BY LINCOLN ANDERSON | Updated Oct. 8, 1 p.m.: Council Speaker Corey Johnson on Thursday finally spoke with East River Park activists who have been staging a weeklong protest outside City Hall. He talked with them for about 25 minutes, though claimed that he was not aware that they — and allegedly two key councilmembers — have been urging him to hold an emergency oversight hearing on the city’s coastal-resiliency plan that would destroy the current 60-acre park.
Later on, after Johnson left, Chelsea Manning, the U.S. Army whistleblower and trans activist, dropped by to show support for the protesters and pose for photos with them, hanging out with them for about an hour.
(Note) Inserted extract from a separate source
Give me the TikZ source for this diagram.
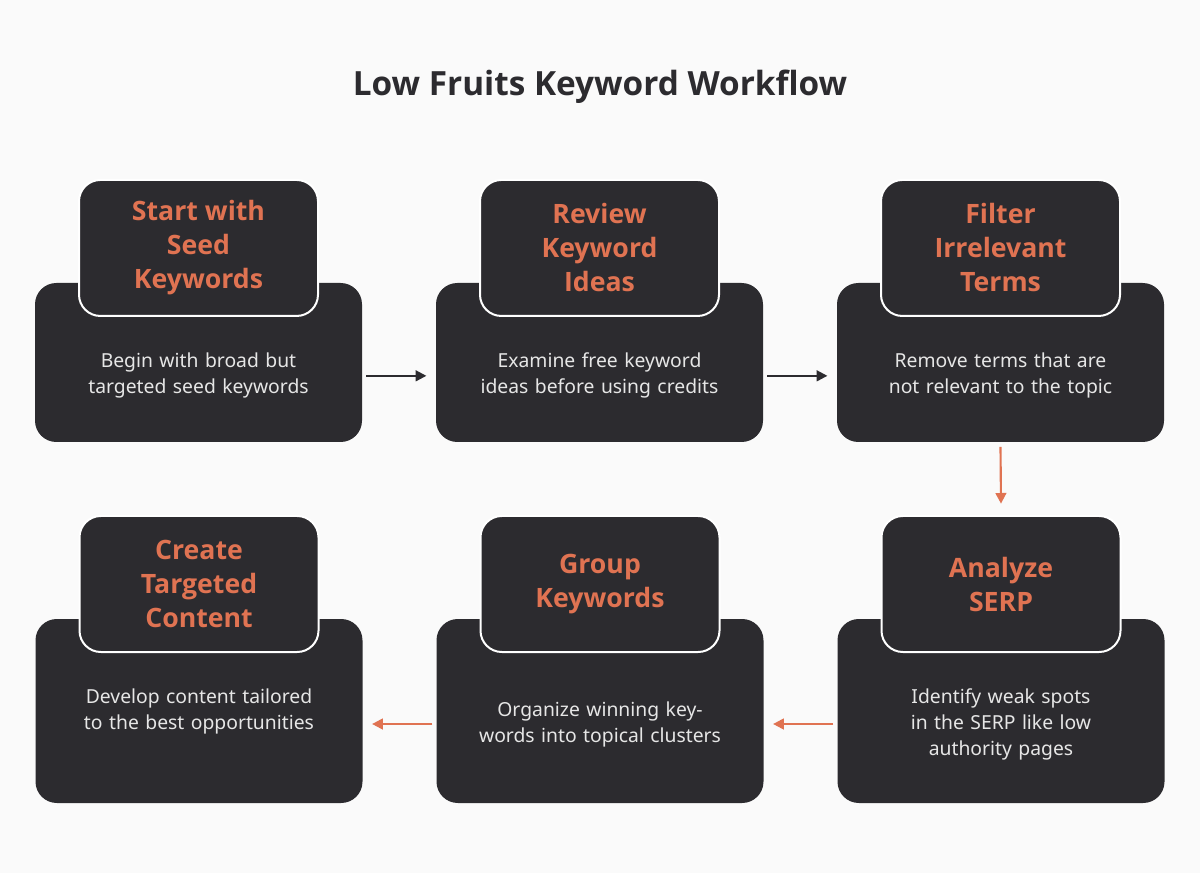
\documentclass[tikz,border=0pt]{standalone}
\usepackage{fontspec}
\setmainfont{Noto Sans}
\newfontfamily\headfont{Open Sans}
\usetikzlibrary{positioning, arrows.meta}
\definecolor{cardgray}{HTML}{2C2B2F}
\definecolor{accent}{HTML}{E07352}
\definecolor{bodytext}{HTML}{E6E6E6}
\definecolor{pagebg}{HTML}{FAFAFA}

\begin{document}
\begin{tikzpicture}[
    x=0.75pt, y=-0.75pt,
    node distance=300.75pt,
    on grid,
    card/.style={fill=cardgray, rounded corners=16pt, minimum width=245.25pt, inner sep=0pt},
    head/.style={fill=cardgray, draw=white, line width=1.5pt, rounded corners=16pt,
                 minimum width=179.25pt, minimum height=102pt, align=center,
                 text=accent, font=\headfont\bfseries\fontsize{20}{25.5}\selectfont},
    body/.style={text=bodytext, align=center, text width=200pt, font=\fontsize{14.5}{19.5}\selectfont},
    flow/.style={-{Triangle[length=8pt, width=8pt]}, line width=1.6pt},
    back/.style={flow, draw=accent}
]
   % page and title
   \fill[pagebg] (0,0) rectangle (1200,873);
   \node[font=\headfont\bfseries\fontsize{25}{30}\selectfont, text=cardgray] (title) at (600,87) {Low Fruits Keyword Workflow};

   % Top row
   \node[card, minimum height=119.25pt] (c1) at (198.5,362.5) {};
   \node[card, minimum height=119.25pt] (c2) [right=of c1] {};
   \node[card, minimum height=119.25pt] (c3) [right=of c2] {};
   \node[head] (h1) [above=85.9pt of c1] {Start with\\Seed\\Keywords};
   \node[head] (h2) [above=85.9pt of c2] {Review\\Keyword\\Ideas};
   \node[head] (h3) [above=85.9pt of c3] {Filter\\Irrelevant\\Terms};
   \node[body] (t1) [below=10pt of c1] {Begin with broad but targeted seed keywords};
   \node[body] (t2) [below=10pt of c2] {Examine free keyword ideas before using credits};
   \node[body] (t3) [below=10pt of c3] {Remove terms that are not relevant to the topic};

   % Bottom row
   \node[card, minimum height=138pt] (c6) at (1001,711) {};
   \node[card, minimum height=138pt] (c5) [left=of c6] {};
   \node[card, minimum height=138pt] (c4) [left=of c5] {};
   \node[head] (h6) [above=95.25pt of c6] {Analyze\\SERP};
   \node[head] (h5) [above=95.25pt of c5] {Group\\Keywords};
   \node[head] (h4) [above=95.25pt of c4] {Create\\Targeted\\Content};
   \node[body] (t6) [below=9.75pt of c6] {Identify weak spots in the SERP like low authority pages};
   \node[body] (t5) [below=9.75pt of c5] {Organize winning keywords into topical clusters};
   \node[body] (t4) [below=0pt of c4] {Develop content tailored\\to the best opportunities};

   % Connectors
   \draw[flow, draw=cardgray, fill=cardgray] ([xshift=3pt]c1.east |- t1) -- ([xshift=-7pt]c2.west |- t1);
   \draw[flow, draw=cardgray, fill=cardgray] ([xshift=3pt]c2.east |- t2) -- ([xshift=-7pt]c3.west |- t2);
   \draw[back, fill=accent] ([yshift=-3.5pt]c3.south) -- ([yshift=8.5pt]h6.north);
   \draw[back, fill=accent] ([xshift=-3pt]c6.west |- t6) -- ([xshift=7pt]c5.east |- t6);
   \draw[back, fill=accent] ([xshift=-3pt]c5.west |- t6) -- ([xshift=7pt]c4.east |- t6);
\end{tikzpicture}
\end{document}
Johnson spoke with three activists, Sarah Wellington, Eileen Myles and Sandy Charles. Tommy Loeb captured it on video.
First of all, Johnson said, the three councilmembers whose districts include or are near the park — Carlina Rivera, Keith Powers and Margaret Chin — must all agreed to hold the emergency hearing. He said this concept of “member deference” has been the norm in the City Council for the past 35 years, including under the previous four speakers.
“Carlina won’t respond to us on any level,” one of the activists told him.
The activists say that Justin Brannan and James Gennaro, who respectively chair the Committee on Resiliency and Waterfronts and the Committee on Environmental Protection, have told them that they have told Johnson they want the hearing — but Johnson said that wasn’t the case.
“My understanding is that no hearing has been requested,” Johnson stated. He said there would need to be “an official request” for a hearing, then followed by “a conversation within the body.”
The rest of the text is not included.